He may have lived just briefly in Wellington with his family when he was a teenager, but New Zealand has an important place in British comic artist Rufus Dayglo's heart.
Having cut his teeth on locally produced mini-comic Pistake in the early 90s, alongside like-minded creators like Simon Morse and David Tulloch, Dayglo - now based in Hackney in London - has since forged an impressive career for himself, regularly contributing to sci-fi weekly 2000AD before relaunching Tank Girl with its original writer, Alan Martin.
"I've always had an affinity with New Zealand," he says. "I'm not a New Zealander as such, but I arrived there when I was young and still trying to find my feet. I was very lucky to find this tight-knit group of friends who were in punk bands and stuff like that. It was like this strange little place that I suddenly went to and it was leaving it that forced me to step up my game.
"I could have stayed in New Zealand and sort of trundled along. But it gave me a different kind of perspective, having met these New Zealand artists and seen their peculiar ways of doing things."
Dayglo first met Tulloch, who at the time worked at now-defunct Wellington comic book shop VMS, after stumbling upon a copy of Desperate Ink, the local anthology title he contributed to.

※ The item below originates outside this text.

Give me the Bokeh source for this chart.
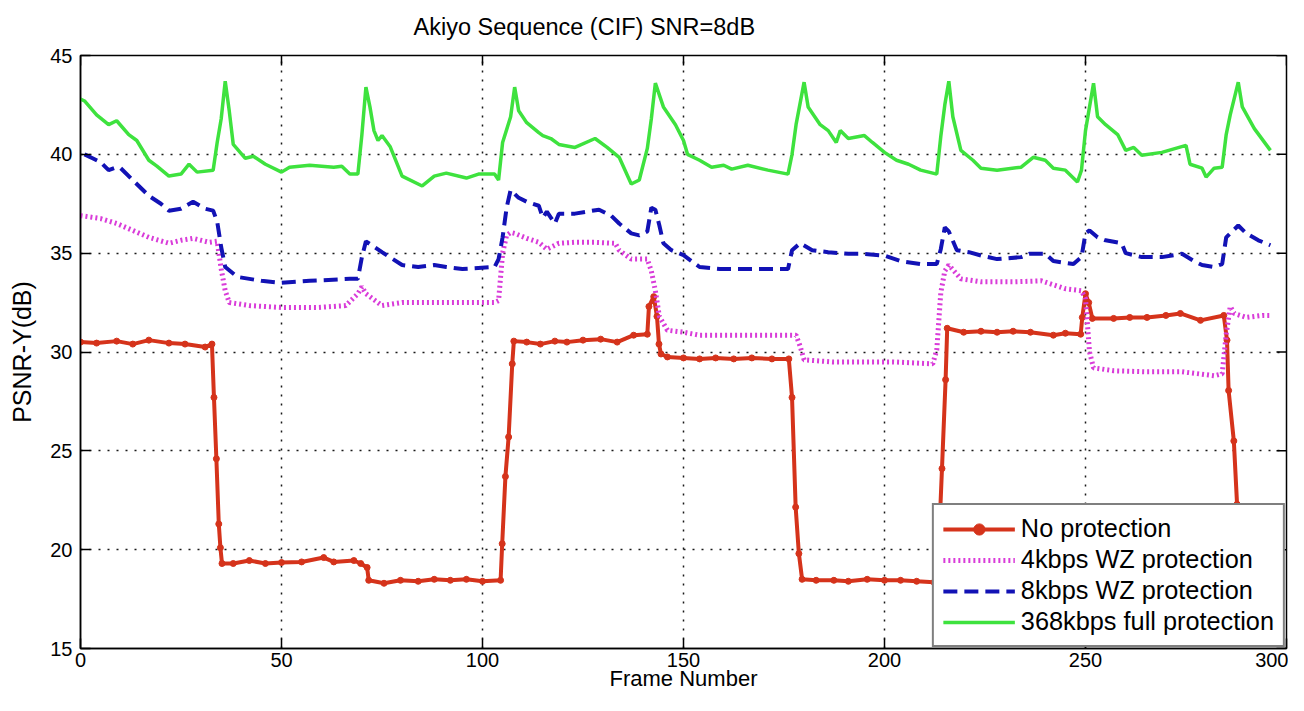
import math
from bokeh.plotting import figure
from bokeh.models import FixedTicker, Range1d
from bokeh.embed import file_html
from bokeh.resources import INLINE

# ---------------- data ----------------
x_ticks = [0, 50, 100, 150, 200, 250, 300]
y_ticks = [15, 20, 25, 30, 35, 40, 45]

title_text = "Akiyo Sequence (CIF) SNR=8dB"
series_names = ["No protection", "4kbps WZ protection", "8kbps WZ protection", "368kbps full protection"]

red_frames = [0, 4, 9, 13, 17, 22, 26, 31, 32.7, 33.2, 33.8, 34.4, 34.8, 35.2, 38, 42, 46, 50, 55, 60.5, 63, 68,
              69.7, 71.3, 71.7, 75.5, 79.6, 84, 88, 92, 96, 100, 104.5, 104.9, 105.7, 106.5, 107.4, 107.8, 111,
              114.4, 118, 121, 125, 129.4, 133.5, 137.6, 141, 141.4, 142.6, 143.4, 143.9, 144.4, 146, 150, 154,
              158, 162.5, 167, 172, 176.2, 177, 177.9, 178.7, 179.5, 183, 187.4, 191, 195.7, 200, 204, 208, 212.3,
              213.9, 214.3, 215.2, 215.6, 219.7, 224, 228, 232, 236.3, 242, 245, 248.8, 249.2, 250, 250.8, 251.7,
              257, 261, 265.3, 270, 273.6, 278.6, 284.4, 285.2, 285.6, 286.9, 287.7, 288.5, 290, 296]
red_values = [30.5, 30.45, 30.55, 30.4, 30.6, 30.45, 30.4, 30.25, 30.4, 27.7, 24.6, 21.3, 20.1, 19.3, 19.3, 19.45,
              19.3, 19.35, 19.38, 19.6, 19.38, 19.45, 19.3, 19.1, 18.45, 18.3, 18.45, 18.4, 18.5, 18.45, 18.5,
              18.4, 18.45, 20.3, 23.7, 25.7, 29.4, 30.55, 30.5, 30.4, 30.55, 30.5, 30.6, 30.65, 30.5, 30.85, 30.9,
              32.3, 32.8, 31.8, 30.4, 29.9, 29.75, 29.7, 29.65, 29.7, 29.65, 29.7, 29.65, 29.65, 27.7, 22.15, 19.8,
              18.5, 18.45, 18.45, 18.4, 18.5, 18.45, 18.45, 18.4, 18.35, 22.15, 24.1, 28.6, 31.2, 31.0, 31.05, 31.0,
              31.05, 31.0, 30.85, 30.95, 30.9, 31.75, 32.95, 32.5, 31.7, 31.7, 31.75, 31.75, 31.85, 31.95, 31.6,
              31.85, 30.6, 28.05, 25.5, 22.3, 19.0, 18.5, 18.5]

mag_frames = [0, 5, 9, 13, 17, 22, 25, 28, 32, 34, 35, 36, 37, 42, 50, 59, 66, 69, 70, 71, 75, 80, 88, 96, 103,
              104, 105, 106, 107, 108, 111, 114, 116, 119, 123, 128, 133, 134, 137, 141, 142, 143, 144, 146, 150,
              154, 163, 175, 178, 179, 180, 187, 202, 212, 213, 214, 215, 216, 219, 224, 232, 239, 245, 249, 250,
              251, 252, 257, 265, 274, 282, 284, 285, 286, 287, 290, 294, 296]
mag_values = [36.9, 36.75, 36.5, 36.15, 35.8, 35.5, 35.65, 35.75, 35.55, 35.6, 34.2, 33.1, 32.5, 32.35, 32.25,
              32.25, 32.35, 32.95, 33.3, 32.95, 32.35, 32.5, 32.5, 32.5, 32.5, 32.6, 35.0, 35.9, 36.05, 36.0, 35.75,
              35.55, 35.2, 35.5, 35.55, 35.55, 35.5, 35.15, 34.7, 34.7, 34.1, 33.1, 31.8, 31.1, 31.0, 30.85, 30.85,
              30.85, 30.85, 30.3, 29.6, 29.5, 29.5, 29.4, 30.1, 33.0, 34.1, 34.4, 33.7, 33.55, 33.55, 33.6, 33.2,
              33.1, 32.7, 30.0, 29.2, 29.05, 29.0, 29.0, 28.8, 28.9, 30.9, 32.3, 31.95, 31.75, 31.85, 31.85]

blue_frames = [1, 3, 5, 7, 9, 10, 13, 17, 20, 22, 25, 28, 31, 33, 34, 35, 36, 39, 45, 50, 57, 67, 69, 70, 71, 75,
               80, 84, 88, 91, 95, 103, 104, 105, 106, 107, 109, 111, 114, 115, 116, 118, 119, 123, 126, 129, 132,
               134, 137, 139, 141, 142, 143, 144, 145, 147, 150, 153, 154, 159, 176, 177, 179, 182, 186, 191, 194,
               200, 204, 209, 213, 214, 215, 216, 218, 221, 224, 228, 234, 236, 240, 242, 247, 249, 250, 251, 253,
               255, 259, 260, 264, 269, 274, 277, 279, 282, 284, 285, 288, 290, 293, 296]
blue_values = [40.0, 39.8, 39.6, 39.2, 39.35, 39.3, 38.7, 37.9, 37.5, 37.15, 37.25, 37.6, 37.25, 37.15, 36.6, 35.3,
               34.3, 33.8, 33.6, 33.5, 33.6, 33.7, 33.7, 34.8, 35.6, 35.05, 34.4, 34.3, 34.4, 34.3, 34.2, 34.3, 34.7,
               35.8, 37.3, 38.2, 37.8, 37.6, 37.4, 36.8, 37.1, 36.5, 37.0, 37.0, 37.1, 37.2, 36.9, 36.5, 36.0, 35.9,
               36.1, 37.3, 37.2, 36.4, 35.5, 35.15, 34.9, 34.45, 34.3, 34.2, 34.2, 35.15, 35.5, 35.15, 35.05, 34.97,
               34.97, 34.88, 34.6, 34.45, 34.45, 35.2, 36.3, 36.1, 35.15, 35.05, 34.88, 34.7, 34.8, 34.97, 34.97,
               34.6, 34.45, 34.8, 36.0, 36.15, 35.8, 35.65, 35.5, 35.0, 34.8, 34.8, 34.97, 34.6, 34.4, 34.3, 34.45,
               35.8, 36.4, 36.0, 35.65, 35.4]

green_frames = [0, 1, 4, 7, 9, 12, 14, 17, 19, 22, 25, 27, 29, 33, 34, 35, 36, 37, 38, 41, 43, 46, 50, 52, 57, 63,
                65, 67, 69, 70, 71, 72, 73, 74, 75, 77, 80, 85, 88, 91, 96, 99, 103, 104, 105, 107, 108, 109, 111,
                114, 115, 117, 119, 123, 128, 131, 134, 137, 139, 141, 142, 143, 145, 148, 150, 151, 154, 157, 160,
                162, 166, 171, 176, 177, 178, 180, 181, 184, 186, 188, 189, 191, 195, 197, 200, 203, 206, 209, 213,
                214, 215, 216, 217, 219, 222, 224, 228, 234, 237, 240, 242, 245, 248, 249, 250, 252, 253, 255, 258,
                260, 262, 264, 269, 275, 276, 279, 280, 282, 284, 285, 286, 288, 289, 292, 296]
green_values = [42.8, 42.7, 42.0, 41.5, 41.7, 41.0, 40.7, 39.7, 39.4, 38.9, 39.0, 39.5, 39.1, 39.2, 40.6, 41.8,
                43.7, 42.2, 40.5, 39.8, 39.9, 39.5, 39.1, 39.35, 39.45, 39.35, 39.4, 39.0, 39.0, 41.0, 43.4, 42.4,
                41.2, 40.7, 40.95, 40.4, 38.9, 38.4, 38.9, 39.05, 38.8, 39.0, 39.0, 38.7, 40.6, 41.9, 43.4, 42.2, 41.6,
                41.1, 40.95, 40.8, 40.5, 40.35, 40.8, 40.35, 39.85, 38.5, 38.7, 40.3, 41.8, 43.6, 42.4, 41.5, 40.7,
                40.0, 39.7, 39.35, 39.45, 39.25, 39.45, 39.2, 39.0, 40.0, 41.5, 43.65, 42.4, 41.5, 41.2, 40.6, 41.2,
                40.8, 40.95, 40.6, 40.1, 39.7, 39.5, 39.2, 39.0, 40.9, 42.5, 43.7, 41.9, 40.2, 39.7, 39.3, 39.2, 39.35,
                39.85, 39.7, 39.3, 39.2, 38.6, 39.2, 41.2, 43.6, 41.9, 41.5, 41.0, 40.2, 40.35, 39.95, 40.1, 40.45,
                39.5, 39.3, 38.85, 39.3, 39.35, 41.0, 42.0, 43.65, 42.4, 41.3, 40.2]

# ---------------- styling ----------------
FONT = "Liberation Sans"
RED = "#d5331b"
MAGENTA = "#d93cd9"
BLUE = "#1212b5"
GREEN = "#3ee23e"

x_min, x_max = x_ticks[0], x_ticks[-1]
y_min, y_max = y_ticks[0], y_ticks[-1]

p = figure(frame_width=1206, frame_height=593,
           x_range=Range1d(x_min, x_max), y_range=Range1d(y_min, y_max),
           output_backend="svg", toolbar_location=None,
           min_border_left=80, min_border_right=2, min_border_top=55, min_border_bottom=47,
           background_fill_color="white", border_fill_color="white")

p.title.text = title_text
p.title.text_font = FONT
p.title.text_font_size = "23.5px"
p.title.text_font_style = "normal"
p.title.text_color = "black"
p.title.align = "left"
p.title.offset = 333
p.title.vertical_align = "top"
p.title.standoff = 27

p.outline_line_color = "black"
p.outline_line_width = 1.5
p.outline_line_alpha = 1

for ax in [p.xaxis[0], p.yaxis[0]]:
    ax.axis_line_color = "black"
    ax.axis_line_width = 1.5
    ax.major_tick_in = 10
    ax.major_tick_out = 0
    ax.minor_tick_line_color = None
    ax.major_tick_line_color = "black"
    ax.major_tick_line_width = 1.5
    ax.major_label_text_font = FONT
    ax.major_label_text_font_size = "20px"
    ax.major_label_text_color = "black"
    ax.axis_label_text_font = FONT
    ax.axis_label_text_font_style = "normal"
    ax.axis_label_text_color = "black"

p.xaxis[0].ticker = FixedTicker(ticks=x_ticks)
p.yaxis[0].ticker = FixedTicker(ticks=y_ticks)
p.xaxis[0].axis_label = "Frame Number"
p.yaxis[0].axis_label = "PSNR-Y(dB)"
p.xaxis[0].axis_label_text_font_size = "22px"
p.yaxis[0].axis_label_text_font_size = "25px"
p.xaxis[0].major_label_standoff = 4
p.xaxis[0].axis_label_standoff = -4
p.yaxis[0].major_label_standoff = 8
p.yaxis[0].axis_label_standoff = 11

for g in [p.xgrid[0], p.ygrid[0]]:
    g.grid_line_color = "black"
    g.grid_line_dash = "2 7"
    g.grid_line_width = 1.5
    g.grid_line_alpha = 0.9
p.xgrid[0].ticker = FixedTicker(ticks=x_ticks)
p.ygrid[0].ticker = FixedTicker(ticks=y_ticks)

# mirrored inward tick marks on the top and right edges (half of each dash lies inside the frame)
p.scatter(x_ticks, [y_max] * len(x_ticks), marker="dash", size=20, angle=math.pi / 2,
          line_color="black", line_width=1.5)
p.scatter([x_max] * len(y_ticks), y_ticks, marker="dash", size=20, angle=0,
          line_color="black", line_width=1.5)

# ---------------- series ----------------
p.line(red_frames, red_values, color=RED, line_width=4, legend_label=series_names[0])
p.scatter(red_frames, red_values, color=RED, size=6, legend_label=series_names[0])
p.line(mag_frames, mag_values, color=MAGENTA, line_width=5, line_dash="2 3", legend_label=series_names[1])
p.line(blue_frames, blue_values, color=BLUE, line_width=4, line_dash="14 7", legend_label=series_names[2])
p.line(green_frames, green_values, color=GREEN, line_width=3.5, legend_label=series_names[3])

lg = p.legend[0]
lg.location = "bottom_right"
lg.margin = 1
lg.padding = 9
lg.spacing = 2
lg.label_height = 28
lg.glyph_height = 28
lg.glyph_width = 72
lg.label_standoff = 6
lg.label_text_font = FONT
lg.label_text_font_size = "25.3px"
lg.label_text_color = "black"
lg.border_line_color = "black"
lg.border_line_width = 2
lg.background_fill_color = "white"
lg.background_fill_alpha = 1

open("out.html", "w").write(file_html(p, INLINE))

"David also had a part-time job at a print company, which he used to photocopy his fanzines," recalls Dayglo, who was then introduced to Morse.
"We all became best friends and started doing Pistake together. We ended up putting out a dozen issues, which wasn't a bad effort as we had no money, so we did it for nothing. Simon and I lived in a warehouse together and we had only had one desk, so I would sit on the left-hand side and he would sit on the right. We'd sit there drinking coffee and eating bananas, which was the cheapest thing we could find to eat, and we'd do a comic."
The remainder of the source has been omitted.